Adding column to dataframe takes 8 Minutes

mereep · October 23, 2018, 1:03pm

Hello community,

I was trying to use knime for some basic image processing.
Therefore I loaded the mnist training data via ImageReader to append correct labels I used a python node with very simple Code:

# Copy input to output
output_table = input_table.copy()

import os

labels = []
for path in input_table['Source']:
    labels.append(path.split(os.sep)[-2])

output_table.loc[:,'label'] = labels

This code needs about 8(!) Minutes to execute and creates TONS of files in the temp directory (why?)
I will append the corresponding lines of the log file. python_script_log.log (58.3 KB)
I had to crop most of the (all the same-outputting) lines because of the 4mb upload limit.

What is possibly going wrong there? How to overcome that? Is the “copy”-instruction at the beginning to blame? Is it necessary at all?
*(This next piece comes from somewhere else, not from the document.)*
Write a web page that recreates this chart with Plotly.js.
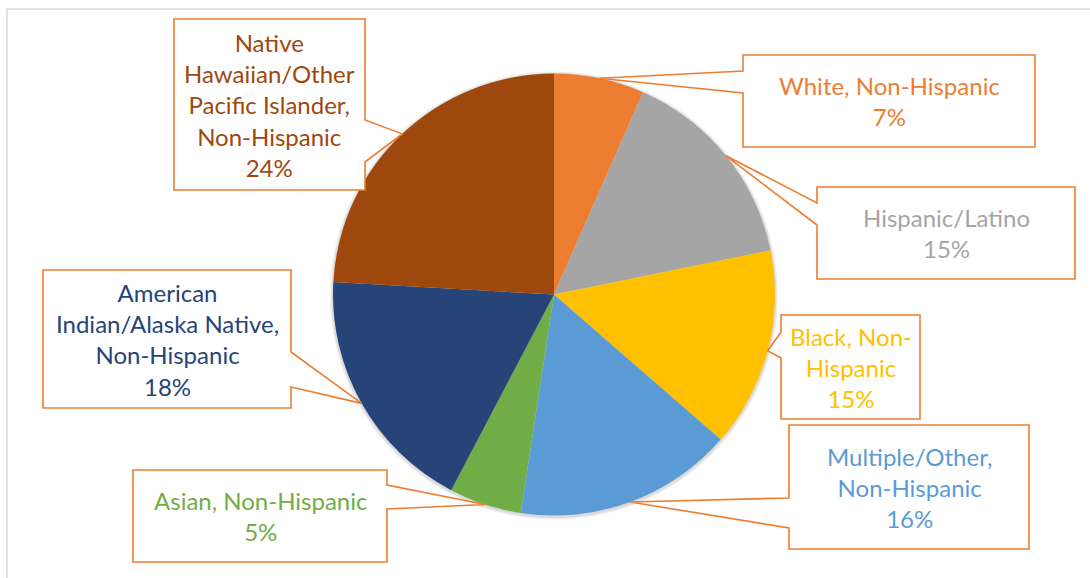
<!DOCTYPE html>
<html>
<head>
<meta charset="utf-8">
<script src="https://cdn.plot.ly/plotly-3.0.1.min.js"></script>
<style>html,body{margin:0;padding:0;background:#fff;}#chart{width:1090px;height:578px;}</style>
</head>
<body>
<div id="chart"></div>
<script>
// ---- data ----
const categories = [
  "White, Non-Hispanic",
  "Hispanic/Latino",
  "Black, Non-Hispanic",
  "Multiple/Other, Non-Hispanic",
  "Asian, Non-Hispanic",
  "American Indian/Alaska Native, Non-Hispanic",
  "Native Hawaiian/Other Pacific Islander, Non-Hispanic"
];
const labelLines = [
  "White, Non-Hispanic",
  "Hispanic/Latino",
  "Black, Non-<br>Hispanic",
  "Multiple/Other,<br>Non-Hispanic",
  "Asian, Non-Hispanic",
  "American<br>Indian/Alaska Native,<br>Non-Hispanic",
  "Native<br>Hawaiian/Other<br>Pacific Islander,<br>Non-Hispanic"
];
const values = [6.6, 15.2, 14.6, 16.0, 5.3, 18.2, 24.1];
const colors = ["#ED7D31", "#A5A5A5", "#FFC000", "#5B9BD5", "#70AD47", "#264478", "#9E480E"];

// ---- layout geometry (pixels) ----
const W = 1090, H = 578;
const CX = 554, CY = 294.5, R = 221;
const px = x => x / W;
const py = y => 1 - y / H;

// callout boxes: left, top, right, bottom, wedge side, wedge base range
const boxes = [
  {l: 743, t: 55,  r: 1035, b: 147, side: "left",  w0: 71,  w1: 93},
  {l: 817, t: 187, r: 1075, b: 279, side: "left",  w0: 203, w1: 225},
  {l: 781, t: 315, r: 920,  b: 419, side: "left",  w0: 332, w1: 358},
  {l: 789, t: 425, r: 1029, b: 549, side: "left",  w0: 498, w1: 528},
  {l: 133, t: 470, r: 387,  b: 562, side: "right", w0: 485, w1: 509},
  {l: 43,  t: 270, r: 291,  b: 408, side: "right", w0: 352, w1: 387},
  {l: 174, t: 19,  r: 365,  b: 190, side: "right", w0: 120, w1: 162}
];

const total = values.reduce((a, b) => a + b, 0);
const shapes = [];
const annotations = [];

// frame
shapes.push({type: "line", xref: "paper", yref: "paper", x0: px(7), x1: px(W), y0: py(9), y1: py(9), line: {color: "#D9D9D9", width: 1.5}});
shapes.push({type: "line", xref: "paper", yref: "paper", x0: px(7), x1: px(7), y0: py(9), y1: py(H), line: {color: "#D9D9D9", width: 1.5}});

// soft pie shadow
shapes.push({type: "circle", xref: "paper", yref: "paper", layer: "below",
  x0: px(CX - R - 3), x1: px(CX + R + 3), y0: py(CY + R + 4), y1: py(CY - R - 2),
  fillcolor: "rgba(0,0,0,0.07)", line: {width: 0}});
shapes.push({type: "circle", xref: "paper", yref: "paper", layer: "below",
  x0: px(CX - R - 1.5), x1: px(CX + R + 1.5), y0: py(CY + R + 2.5), y1: py(CY - R - 0.5),
  fillcolor: "rgba(0,0,0,0.08)", line: {width: 0}});

let cum = 0;
values.forEach((v, i) => {
  const mid = (cum + v / 2) / total * 2 * Math.PI;
  cum += v;
  const tx = CX + R * Math.sin(mid);
  const ty = CY - R * Math.cos(mid);
  const b = boxes[i];
  let d;
  if (b.side === "left") {
    d = `M ${px(b.l)},${py(b.t)} L ${px(b.r)},${py(b.t)} L ${px(b.r)},${py(b.b)} L ${px(b.l)},${py(b.b)} L ${px(b.l)},${py(b.w1)} L ${px(tx)},${py(ty)} L ${px(b.l)},${py(b.w0)} Z`;
  } else {
    d = `M ${px(b.l)},${py(b.t)} L ${px(b.r)},${py(b.t)} L ${px(b.r)},${py(b.w0)} L ${px(tx)},${py(ty)} L ${px(b.r)},${py(b.w1)} L ${px(b.r)},${py(b.b)} L ${px(b.l)},${py(b.b)} Z`;
  }
  shapes.push({type: "path", xref: "paper", yref: "paper", path: d,
    fillcolor: "#FFFFFF", line: {color: "#ED7D31", width: 1.6}});
  annotations.push({
    xref: "paper", yref: "paper",
    x: px((b.l + b.r) / 2), y: py((b.t + b.b) / 2),
    xanchor: "center", yanchor: "middle",
    text: labelLines[i] + "<br>" + Math.round(v / total * 100) + "%",
    showarrow: false,
    align: "center",
    font: {family: "Lato, 'Open Sans', sans-serif", size: 24, color: colors[i]}
  });
});

const trace = {
  type: "pie",
  labels: categories,
  values: values,
  sort: false,
  direction: "clockwise",
  rotation: 0,
  marker: {colors: colors, line: {width: 0}},
  textinfo: "none",
  hoverinfo: "label+percent",
  domain: {x: [px(CX - R), px(CX + R)], y: [py(CY + R), py(CY - R)]},
  showlegend: false
};

const layout = {
  width: W, height: H,
  margin: {l: 0, r: 0, t: 0, b: 0},
  paper_bgcolor: "#FFFFFF",
  plot_bgcolor: "#FFFFFF",
  showlegend: false,
  shapes: shapes,
  annotations: annotations
};

Plotly.newPlot("chart", [trace], layout, {displayModeBar: false, staticPlot: true});
</script>
</body>
</html>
MarcelW · October 23, 2018, 2:10pm

Hi mereep,

How many images do you send to Python? The transferred data is copied at least once per direction (Java to Python, Python to Java). The transfer also comprises conversion of the KNIME internal image format to TIFF which is the image format we use on Python side (and vice versa). The generated temp files are needed to store the converted images on the way back to KNIME.
In any case, I’d suggest to perform as much (pre-)processing as possible using native KNIME nodes.

Marcel

christian.birkhold · October 23, 2018, 2:20pm

One more addition: If you can avoid the copy, do so. You don’t need to create an extra copy as the input data to python already represents a copy of the data coming from the KNIME table.

mereep · October 23, 2018, 2:31pm

Thanks for your answers.

Actually I dont want to touch the images atm at all using python. I am only interested in a column of the table where the filepath (Source in that case) is written and extract the folder name as label (1 2 3 etc). Thats working fine (Except for the mentioned processing overhead).

So I see the problem that the image is converted to some python-specific format in that process, while I dont even need it. So to solve the problem I should fork the table in the part that contains the image and the part that contains only the interesting part for python and rejoin it basically after the python node.

Maybe this heavy-lifting to python should only happen if I actually touch the image (Meaning: do this only when I actually access the field and lazy-evaluate that process?)

MarcelW · October 26, 2018, 4:23pm

Yes, unfortunately that’s the only possible approach at the moment.

That would certainly be useful. We already thought about something similar. However, it’s not a trivial feature to add, so I can’t promise whether that will ever make it into a release.

system · June 2, 2023, 9:13pm

This topic was automatically closed 90 days after the last reply. New replies are no longer allowed.